The study examined the trends of philanthropic support from 2006 to 2009 for 80 U.S.-based nonprofit organizations that fundraise in the U.S. to support services in Israel, typically focused on a specific organization. While giving to the organizations decreased by 16 percent, U.S. giving overall to those four sectors—arts and culture, education, health, and human services - decreased by only 1.5 percent from 2006 to 2009. Giving overall bottomed out in 2008 and began to recover in 2009, but American Friends giving continued to decline, creating the large disparity in the figures.

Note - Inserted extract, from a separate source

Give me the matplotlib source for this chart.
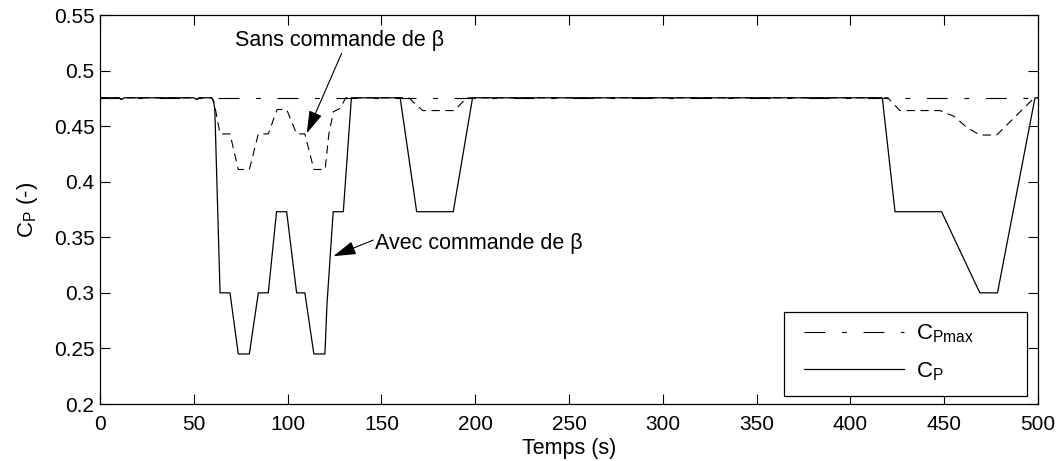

Giving to American Friends organizations continued to grow in 2007 but plummeted in 2008, indicating that the recession was in fact a major cause of the decline, not a long-term decrease in interest in giving to American Friends organizations.

Giving to Israeli religious organizations such as synagogues and religious academies were not included because it is not as comparable to giving in the U.S., according to the study’s authors.

This was the second study published on this topic by EHL Consulting, which is based in suburban Philadelphia. The previous study, published in 2008, examined 80 American Friends organizations in four sectors, comparing their performance from 2001 and 2006 with that of U.S. organizations by sector. That study concluded that from 2001 to 2006, giving to American Friends organizations outperformed parallel giving to U.S.-based nonprofits.

Most of the organizations, 75 percent, were headquartered in New York State, with most in New York City. The rest were scattered in other states such as New Jersey, Maryland and California.